Blushes spared, Baggio was once more on the scoresheet in the next round against Spain, although things were again far from straightforward. Italy, who had won the competition three times at this stage, were being held in the closing stages until, yet again, their star man became the focal point of celebrations back home thanks to his late winner.
A 2-1 victory over surprise package Bulgaria followed, Baggio continuing to increase his personal tally with two more in East Rutherford. Despite the prolific attacker's undoubted quality in that year's showpiece tournament, it was what happened in the final that will often stand out.
"There is no easy explanation for what happened at Pasadena," he said eight years on from the infamous miss. "When I went up to the spot I was pretty lucid, as much as one can be in that kind of situation.

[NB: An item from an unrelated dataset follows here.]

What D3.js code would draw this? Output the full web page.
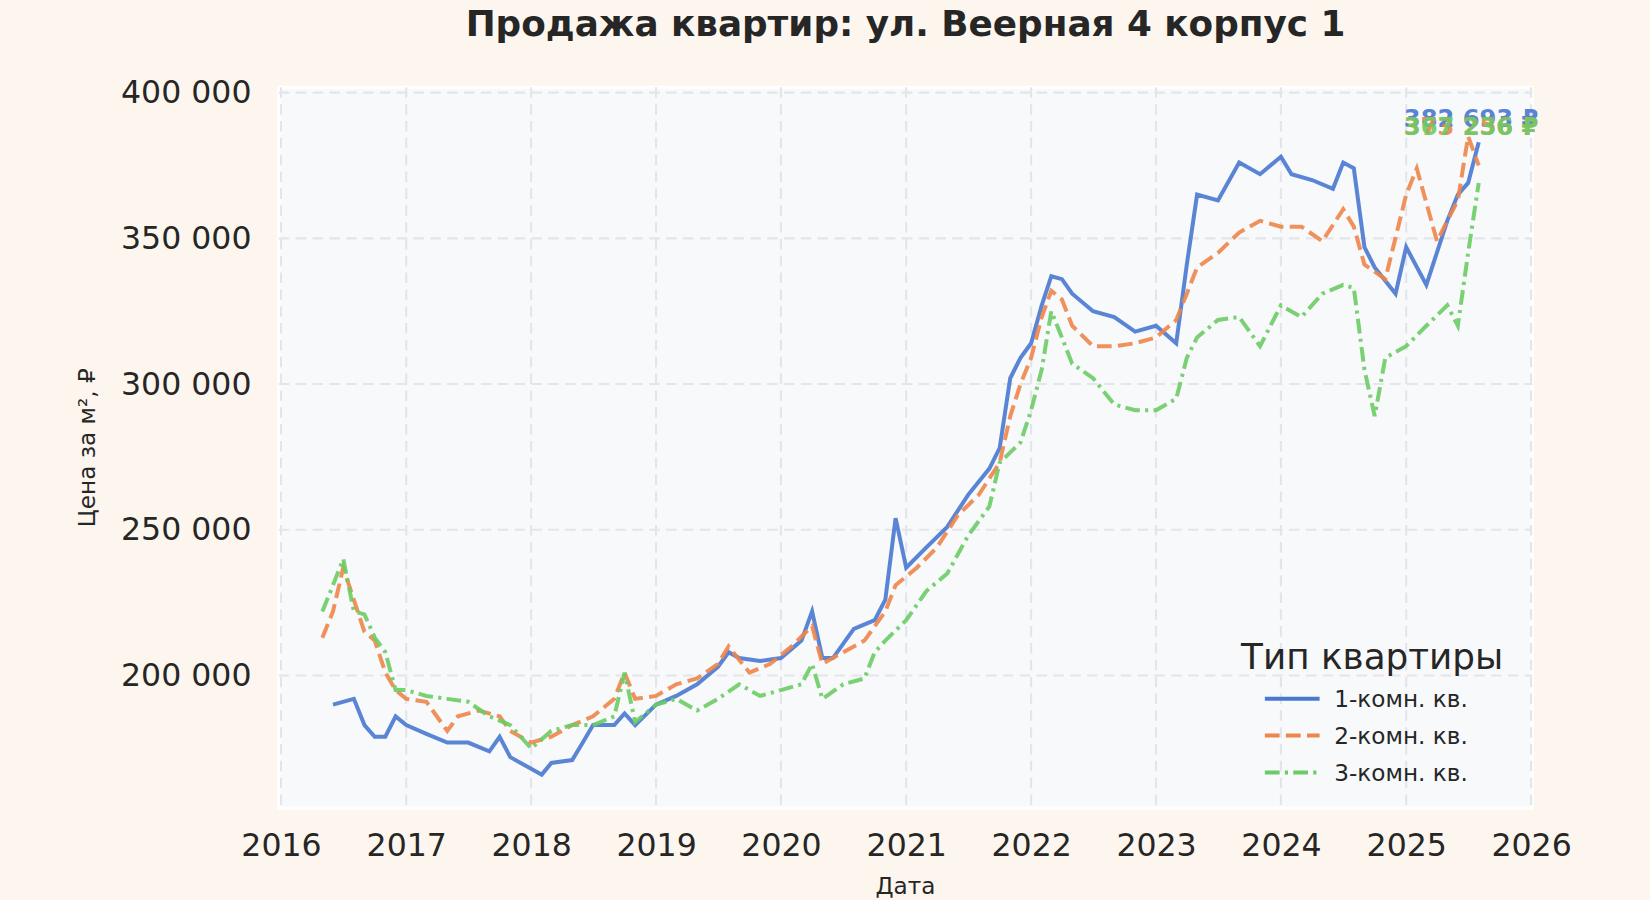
<!DOCTYPE html>
<html><head><meta charset="utf-8">
<script src="https://cdn.jsdelivr.net/npm/d3@7"></script>
<style>
body{margin:0;background:#fdf6ee;font-family:"DejaVu Sans",sans-serif;}
</style></head>
<body><div id="chart"></div>
<script>
// data, prices in thousands of rubles per m2
const dates1 = ["2016-06","2016-08","2016-09","2016-10","2016-11","2016-12","2017-01","2017-03","2017-05","2017-07","2017-09","2017-10","2017-11","2018-01","2018-02","2018-03","2018-05","2018-06","2018-07","2018-09","2018-10","2018-11","2019-01","2019-03","2019-05","2019-07","2019-08","2019-09","2019-11","2020-01","2020-03","2020-04","2020-05","2020-06","2020-08","2020-10","2020-11","2020-12","2021-01","2021-03","2021-05","2021-07","2021-09","2021-10","2021-11","2021-12","2022-01","2022-02","2022-03","2022-04","2022-05","2022-07","2022-09","2022-11","2023-01","2023-03","2023-04","2023-05","2023-07","2023-09","2023-11","2024-01","2024-02","2024-04","2024-06","2024-07","2024-08","2024-09","2024-10","2024-12","2025-01","2025-03","2025-05","2025-06","2025-07","2025-08"];
const values1 = [190,192,183,179,179,186,183,180,177,177,174,179,172,168,166,170,171,177,183,183,187,183,190,193,197,203,208,206,205,206,212,222,206,206,216,219,226,254,237,244,251,262,271,278,302,309,314,327,337,336,331,325,323,318,320,314,341,365,363,376,372,378,372,370,367,376,374,347,340,331,347,334,356,365,369,383];

const dates2 = ["2016-05","2016-06","2016-07","2016-08","2016-09","2016-10","2016-11","2016-12","2017-01","2017-03","2017-05","2017-06","2017-08","2017-10","2017-11","2018-01","2018-03","2018-05","2018-07","2018-09","2018-10","2018-11","2019-01","2019-03","2019-05","2019-07","2019-08","2019-10","2019-12","2020-02","2020-04","2020-05","2020-07","2020-09","2020-11","2020-12","2021-02","2021-04","2021-06","2021-08","2021-10","2021-11","2021-12","2022-01","2022-02","2022-03","2022-04","2022-05","2022-07","2022-09","2022-11","2023-01","2023-03","2023-04","2023-05","2023-07","2023-09","2023-11","2024-01","2024-03","2024-05","2024-07","2024-08","2024-09","2024-11","2025-01","2025-02","2025-04","2025-05","2025-06","2025-07","2025-08"];
const values2 = [213,222,237,226,215,212,201,195,192,191,181,186,188,186,181,177,179,183,186,192,201,192,193,197,199,204,210,201,204,210,217,204,208,212,222,231,237,244,255,262,273,289,300,309,323,332,329,320,313,313,314,316,322,331,340,345,352,356,354,354,349,360,354,341,336,365,374,349,356,363,385,375];

const dates3 = ["2016-05","2016-06","2016-07","2016-08","2016-09","2016-10","2016-11","2016-12","2017-01","2017-03","2017-05","2017-07","2017-09","2017-11","2018-01","2018-03","2018-05","2018-07","2018-09","2018-10","2018-11","2019-01","2019-03","2019-05","2019-07","2019-09","2019-11","2020-01","2020-03","2020-04","2020-05","2020-07","2020-09","2020-10","2020-11","2021-01","2021-03","2021-05","2021-07","2021-09","2021-10","2021-12","2022-01","2022-02","2022-03","2022-04","2022-05","2022-07","2022-09","2022-11","2023-01","2023-03","2023-04","2023-05","2023-07","2023-09","2023-11","2024-01","2024-03","2024-05","2024-07","2024-08","2024-09","2024-10","2024-11","2025-01","2025-03","2025-05","2025-06","2025-07","2025-08"];
const values3 = [222,231,240,222,221,213,208,195,195,193,192,191,186,183,175,181,183,183,186,201,184,190,192,188,192,197,193,195,197,204,192,197,199,208,212,219,229,235,248,258,273,280,291,305,325,316,307,302,293,291,291,295,309,316,322,323,313,327,323,331,334,333,305,289,309,313,320,327,320,345,369];

const seriesNames = ["1-комн. кв.","2-комн. кв.","3-комн. кв."];
const endLabels = ["382 693 ₽","373 256 ₽","367 236 ₽"];
const yTicks = [200000,250000,300000,350000,400000];

const colors = ["#4878d0","#ee854a","#6acc64"];
const dashes = [null,"14,6","14,5,3,5"];

// layout measured on a 1568-wide view, scaled up to 1650
const k = 1650/1568;
const W = 1568, H = 855;
const m = {left:265, right:112, top:83, bottom:87};
const svg = d3.select("#chart").append("svg").attr("width",1650).attr("height",900)
  .append("g").attr("transform","scale("+k+")");

const parse = d3.timeParse("%Y-%m");
const series = [[dates1,values1],[dates2,values2],[dates3,values3]].map(function(s){
  return s[0].map((d,i) => ({date: parse(d), v: s[1][i]*1000}));
});

const x = d3.scaleTime().domain([new Date(2016,0,1), new Date(2026,0,1)]).range([m.left+2, W-m.right-1]);
const y = d3.scaleLinear().domain([154500, 401800]).range([H-m.bottom, m.top]);

// plot background
svg.append("rect").attr("x",m.left).attr("y",m.top)
  .attr("width",W-m.left-m.right).attr("height",H-m.top-m.bottom)
  .attr("fill","#f8f9fb").attr("stroke","#ffffff").attr("stroke-width",3);

const fmt = v => d3.format(",")(v).replace(/,/g," ");
const years = d3.range(2016,2027).map(yr => new Date(yr,0,1));

// grid
svg.append("g").selectAll("line").data(years).enter().append("line")
  .attr("x1",d=>x(d)).attr("x2",d=>x(d)).attr("y1",m.top).attr("y2",H-m.bottom)
  .attr("stroke","#e3e5ea").attr("stroke-width",2).attr("stroke-dasharray","10,6");
svg.append("g").selectAll("line").data(yTicks).enter().append("line")
  .attr("x1",m.left).attr("x2",W-m.right).attr("y1",d=>y(d)).attr("y2",d=>y(d))
  .attr("stroke","#e3e5ea").attr("stroke-width",2).attr("stroke-dasharray","10,6");

// axes
const xAxis = svg.append("g").attr("transform","translate(0,"+(H-m.bottom)+")")
  .call(d3.axisBottom(x).tickValues(years).tickFormat(d3.timeFormat("%Y")).tickSize(0).tickPadding(24));
const yAxis = svg.append("g").attr("transform","translate("+m.left+",0)")
  .call(d3.axisLeft(y).tickValues(yTicks).tickFormat(fmt).tickSize(0).tickPadding(26));
[xAxis,yAxis].forEach(function(a){
  a.select(".domain").remove();
  a.selectAll("text").attr("font-size",30).attr("fill","#262626").attr("font-family","DejaVu Sans");
});

// lines
const line = d3.line().x(d=>x(d.date)).y(d=>y(d.v));
series.forEach(function(s,i){
  svg.append("path").datum(s).attr("d",line).attr("fill","none")
    .attr("stroke",colors[i]).attr("stroke-width",3.8).attr("stroke-opacity",0.9)
    .attr("stroke-dasharray",dashes[i]);
});

// end labels (overlapping, as in the source chart)
[0,1,2].forEach(function(i){
  svg.append("text").attr("x",W-m.right+6).attr("y", i==0 ? 121 : 128)
    .attr("text-anchor","end").attr("font-size",23).attr("font-weight","bold")
    .attr("fill",colors[i]).attr("opacity",0.9).text(endLabels[i]);
});

// titles
svg.append("text").attr("x",(m.left+W-m.right)/2).attr("y",34).attr("text-anchor","middle")
  .attr("font-size",34).attr("font-weight","bold").attr("fill","#262626")
  .text("Продажа квартир: ул. Веерная 4 корпус 1");
svg.append("text").attr("x",(m.left+W-m.right)/2).attr("y",850).attr("text-anchor","middle")
  .attr("font-size",22).attr("fill","#262626").text("Дата");
svg.append("text").attr("transform","translate(90,"+((m.top+H-m.bottom)/2)+") rotate(-90)")
  .attr("text-anchor","middle").attr("font-size",22).attr("fill","#262626").text("Цена за м², ₽");

// legend
const lg = svg.append("g").attr("transform","translate(1200,0)");
lg.append("text").attr("x",104).attr("y",636).attr("text-anchor","middle")
  .attr("font-size",34).attr("fill","#262626").text("Тип квартиры");
seriesNames.forEach(function(n,i){
  const yy = 664 + i*35;
  lg.append("line").attr("x1",2).attr("x2",54).attr("y1",yy).attr("y2",yy)
    .attr("stroke",colors[i]).attr("stroke-width",3.8).attr("stroke-dasharray",dashes[i]);
  lg.append("text").attr("x",68).attr("y",yy+8).attr("font-size",22).attr("fill","#262626").text(n);
});
</script></body></html>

I knew [Claudio] Taffarel always dived so I decided to shoot for the middle, about halfway up, so he couldn't get it with his feet. It was an intelligent decision because Taffarel did go to his left, and he would never have got to the shot I planned."
Unfortunately for Baggio, the ball ended three metres higher than intended. The final itself was a huge disappointment, but history was soon to be made in what was the first ever World Cup final to be decided by penalties. The Divine Ponytail is not alone in having missed from 11 metres out, yet in that moment, as a swathe of yellow shirts charged towards him in the humid heat, he would have felt as alone as ever.